それでは、BBは今後、どのように扱えば、より効果的なのものになるのであろうか。

 世田谷区の若い世代を中心に製作されているBBコンテンツ「俺最高@世田谷」というものがある。当コンテンツは世田谷NETという、商店街のサイトやNPOのサイトから成り立つコミュニティーサイトの中の、一コンテンツである。
 内容は、世田谷区在住の人間をインタビュー形式の動画で紹介していくという単純なものである。
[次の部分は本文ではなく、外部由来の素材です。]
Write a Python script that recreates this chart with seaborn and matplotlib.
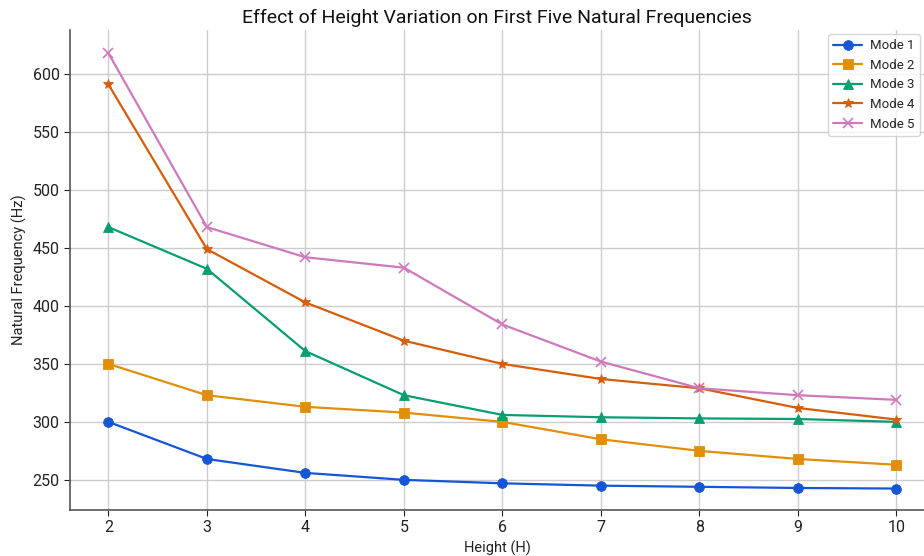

 しかしながら、他とは違うところは、地域の情報を、表現豊かに、地域から発信しているということである。伝えたかったことをより詳しく伝えているのがこのコンテンツなのである。俺最高@世田谷にはこれから作られるであろう、BBコンテンツのヒントがいくつかメッセージングされている。
 これまで、個人がホームページをつくって細かく情報を起こすという作業は1ページ作ることでも大きな負担となっていた。
 BBインフラが整えば、動画でテキスト何万字にも及ぶ情報を、動画に変えて発信できるのである。
 地域の魅力を伝えることができるのは、その地域に住んでいる人たちである。私の知っているあの人を、私達の活動を発信したい。発想はこれまでのインターネット環境においてと同じであるが、BB環境はこれまでになかった表現力を与えてくれる。恐らく、衰退している商店街や産地でもBBは武器となるだろう。モノツクリの魅力を動画を通して知らしめ、温度をつたえることができるのは、地域から発信するBBコンテンツに違いない。
回線が太くなったといっても、本質を変える必要はない、むしろ表現技法が増えたぐらいの認識でいたならばどんな環境になろうと対応できる。大手の企業にはできないことが地域レベルでは今後ますます可能となるのである。

なごやネットの可能性

 前述ではBBの動きとその特徴について述べたが、今度はなごやネットでの展開とこれからの可能性について少し述べたい。
 一昨年、なごやネットは地域のコミュニティーサイトとしてスタートした。コンテンツは名古屋市内での日常の動きから、焼き物産地の動き、さらには物販も情報として発信してきた。名古屋のポータルとしてはまだまだ存在が薄いものの、それぞれのコンテンツは独自性を持っている。
 これまでのポータルサイトといえば、ある意味、リンクの量がそのサイトの情報量としてみられ、インターネット上での位置づけが決まっていた傾向がある。     
 今後、BBインフラが整備されてきたときは、恐らく、一つのコンテンツとしての情報量が、ユーザーの関心を高めるうえで重要な要素となってくるであろう。  
つまり、BBによって一つのコンテンツの重みが増す。さらに、オリジナリティーのあるコンテンツを生み出せるかどうかで、そのサイトの価値が決まってくるのである。
 地域コミュニティーサイトは、ますますディテールを知ることができるサイトでならなければならない。なごやネットは、これまでに地域を紹介してきた強みを活かして、今後さらに、商店街や各NPOと積極的に関わり、BBに対応したコンテンツを作っていくべきである。             
 各産地の職人や、商店街の魚屋さん・八百屋さんなど、特定の分野で知識と経験のある人は、遠隔地の小学校では、ブラウザを通して生き字引として活躍できるであろう。普段コミュニケーションがとれない寝たきりのお年寄り同士は、ブラウザに向かうことで、お互いを励ましあうことができるだろう。
 人と人との温度をより伝えやすくなるインターネット環境が整ったとき、地域の動きを伝える媒体が必ず必要となる。なごやネットはそこに活躍の場を見出さなければならない。BB対応の地域のコンテンツが充実し、発信ができるようになったとき、なごやネットがディテールのポータルサイトとして位づけられる可能性は充分ある。